A flexi-flyer right out of a time capsule!

How cool is that? hahahahaha Neal, thanx mate....I dont feel half as old as Coach sez I am!

Pre CA ....LMAO!!!!!... assembled with glue rendered from mastadon bones and gusseted with sabertooth porcupine quills.

Do I remeber? LOL...What's that you say sonny????

From the dayz when the only thing that stuck to nylatron was yer burned in comm brushes. You'll note that I still REFUSE to use any glue on chassis mods...old lessons learned the hard way. I'll work 8 times harder fingering a mechanical fastener or use the soldering iron to weld things together due to those early trust issues.

signed, Neanderthal Man


----------



## roadrner (Jul 21, 1999)

Look at all that grinding.  Oh the inhumanity!  Love the stance! :thumbsup::thumbsup: rr


----------



## JordanZ870 (Nov 25, 2004)

I agree with RR. You sure got it sitting right, even way back then you had the "vision"! :thumbsup:


----------



## 1scalevolvo (Feb 5, 2004)

joez870 said:


> I agree with RR. You sure got it sitting right, even way back then you had the "vision"! :thumbsup:


 :thumbsup: Thanx Joez !

Neal:dude: 


n


----------



## mowyang (Mar 24, 2008)

Gotta love that chassis.

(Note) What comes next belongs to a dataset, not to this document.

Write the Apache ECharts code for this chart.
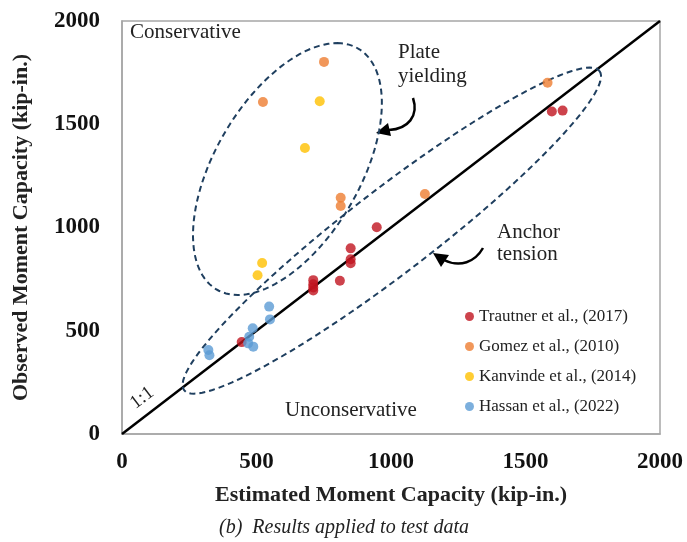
<!DOCTYPE html>
<html>
<head>
<meta charset="utf-8">
<script src="https://cdn.jsdelivr.net/npm/echarts@6/dist/echarts.min.js"></script>
<style>
  html, body { margin: 0; padding: 0; background: #fff; }
  #main { width: 687px; height: 542px; }
</style>
</head>
<body>
<div id="main"></div>
<script>
// values (kip-in.)
var trautnerX = [445, 711, 711, 711, 711, 810, 850, 850, 850, 947, 1598, 1638];
var trautnerY = [445, 745, 725, 710, 695, 742, 899, 846, 827, 1001, 1562, 1566];
var gomezX = [524, 751, 813, 813, 1126, 1582];
var gomezY = [1608, 1802, 1144, 1104, 1162, 1701];
var kanvindeX = [735, 680, 521, 504];
var kanvindeY = [1611, 1385, 828, 769];
var hassanX = [547, 550, 486, 473, 469, 488, 321, 325];
var hassanY = [617, 555, 512, 471, 439, 423, 407, 381];

// dashed ellipses (data units: centre and two conjugate half-axes)
var plateEllipse = { c: [615, 1283], a: [184, 610], b: [299, 0] };
var anchorEllipse = { c: [1003, 985], a: [772, 773], b: [95, -161] };
var ellipses = [plateEllipse, anchorEllipse];

function pairs(xs, ys) {
  return xs.map(function (x, i) { return [x, ys[i]]; });
}

var serif = '"Liberation Serif", "Times New Roman", serif';

var myChart = echarts.init(document.getElementById('main'));

function scatter(name, color, xs, ys) {
  return {
    name: name,
    type: 'scatter',
    symbolSize: 10,
    itemStyle: { color: color },
    data: pairs(xs, ys),
    z: 5
  };
}

var option = {
  animation: false,
  backgroundColor: '#fff',
  grid: {
    left: 122, right: 27, top: 21, bottom: 108,
    show: true, borderColor: '#a6a6a6', borderWidth: 1.5
  },
  legend: {
    orient: 'vertical',
    left: 460, top: 303,
    itemGap: 13,
    itemWidth: 9, itemHeight: 9,
    icon: 'circle',
    textStyle: { fontFamily: serif, fontSize: 17, color: '#222' },
    data: ['Trautner et al., (2017)', 'Gomez et al., (2010)', 'Kanvinde et al., (2014)', 'Hassan et al., (2022)']
  },
  xAxis: {
    type: 'value', min: 0, max: 2000, interval: 500,
    name: 'Estimated Moment Capacity (kip-in.)',
    nameLocation: 'middle', nameGap: 50,
    nameTextStyle: { fontFamily: serif, fontSize: 22, fontWeight: 'bold', color: '#222' },
    axisLine: { show: true, lineStyle: { color: '#a6a6a6', width: 1.5 } },
    axisTick: { show: false },
    splitLine: { show: false },
    axisLabel: {
      margin: 17, fontFamily: serif, fontSize: 23, fontWeight: 'bold', color: '#111',
      formatter: function (v) { return String(v); }
    }
  },
  yAxis: {
    type: 'value', min: 0, max: 2000, interval: 500,
    name: 'Observed Moment Capacity (kip-in.)',
    nameLocation: 'middle', nameGap: 90,
    nameTextStyle: { fontFamily: serif, fontSize: 22, fontWeight: 'bold', color: '#222' },
    axisLine: { show: true, lineStyle: { color: '#a6a6a6', width: 1.5 } },
    axisTick: { show: false },
    splitLine: { show: false },
    axisLabel: {
      margin: 22, fontFamily: serif, fontSize: 23, fontWeight: 'bold', color: '#111',
      formatter: function (v) { return String(v); }
    }
  },
  series: [
    {
      name: '1:1',
      type: 'line',
      data: [[0, 0], [2000, 2000]],
      symbol: 'none',
      silent: true,
      lineStyle: { color: '#000', width: 2.5 },
      z: 3
    },
    {
      name: 'ellipses',
      type: 'custom',
      silent: true,
      data: [[0, 0], [0, 0]],
      z: 4,
      renderItem: function (params, api) {
        var e = ellipses[params.dataIndex];
        var pts = [];
        for (var k = 0; k <= 120; k++) {
          var t = k / 120 * Math.PI * 2;
          var c = Math.cos(t), s = Math.sin(t);
          pts.push(api.coord([e.c[0] + e.a[0] * c + e.b[0] * s, e.c[1] + e.a[1] * c + e.b[1] * s]));
        }
        return {
          type: 'polyline',
          shape: { points: pts },
          style: { stroke: '#1f3f5f', lineWidth: 2, lineDash: [6, 4], fill: null }
        };
      }
    },
    scatter('Trautner et al., (2017)', '#c0141f', trautnerX, trautnerY),
    scatter('Gomez et al., (2010)', '#ed7d31', gomezX, gomezY),
    scatter('Kanvinde et al., (2014)', '#ffc000', kanvindeX, kanvindeY),
    scatter('Hassan et al., (2022)', '#5b9bd5', hassanX, hassanY)
  ],
  graphic: [
    { type: 'text', left: 130, top: 22, style: { text: 'Conservative', font: '21px ' + serif, fill: '#222' } },
    { type: 'text', left: 398, top: 42, style: { text: 'Plate', font: '21px ' + serif, fill: '#222' } },
    { type: 'text', left: 398, top: 66, style: { text: 'yielding', font: '21px ' + serif, fill: '#222' } },
    { type: 'text', left: 497, top: 222, style: { text: 'Anchor', font: '21px ' + serif, fill: '#222' } },
    { type: 'text', left: 497, top: 244, style: { text: 'tension', font: '21px ' + serif, fill: '#222' } },
    { type: 'text', left: 285, top: 400, style: { text: 'Unconservative', font: '21px ' + serif, fill: '#222' } },
    {
      type: 'text', x: 142, y: 398, rotation: 37.5 * Math.PI / 180,
      style: { text: '1:1', font: '19px ' + serif, fill: '#222', align: 'center', verticalAlign: 'middle' }
    },
    {
      type: 'text', x: 344, y: 528,
      style: { text: '(b)  Results applied to test data', font: 'italic 20px ' + serif, fill: '#222', align: 'center', verticalAlign: 'middle' }
    },
    // arrows
    {
      type: 'bezierCurve',
      shape: { x1: 413, y1: 98, cpx1: 419, cpy1: 116, cpx2: 408, cpy2: 129, x2: 389, y2: 130 },
      style: { stroke: '#000', lineWidth: 2.5, fill: null }
    },
    {
      type: 'polygon',
      shape: { points: [[376, 133], [391, 136], [388, 123]] },
      style: { fill: '#000' }
    },
    {
      type: 'bezierCurve',
      shape: { x1: 483, y1: 248, cpx1: 475, cpy1: 262, cpx2: 460, cpy2: 268, x2: 444, y2: 260 },
      style: { stroke: '#000', lineWidth: 2.5, fill: null }
    },
    {
      type: 'polygon',
      shape: { points: [[433, 253], [449, 255], [441, 267]] },
      style: { fill: '#000' }
    }
  ]
};

myChart.setOption(option);
</script>
</body>
</html>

The 906 always looks better lowered!

Mark


----------



## WesJY (Mar 4, 2004)

:thumbsup:

Wes


----------



## BKracer (Sep 25, 2005)

aargh!!!make a mold!!!cast that in resin!!!!!!!got to have!!!(wiping drool)


----------



## 1scalevolvo (Feb 5, 2004)

BKracer said:


> aargh!!!make a mold!!!cast that in resin!!!!!!!got to have!!!(wiping drool)



Sorry guy, but with my 50+ years of projects 2 do ,long work hours & general business of life, 'fraid you'll just have to go to "Ye Olde Dollar box" get out the ol' Dremel & hack away ! thats how I did it ! Best of luck !!


Neal:dude:


----------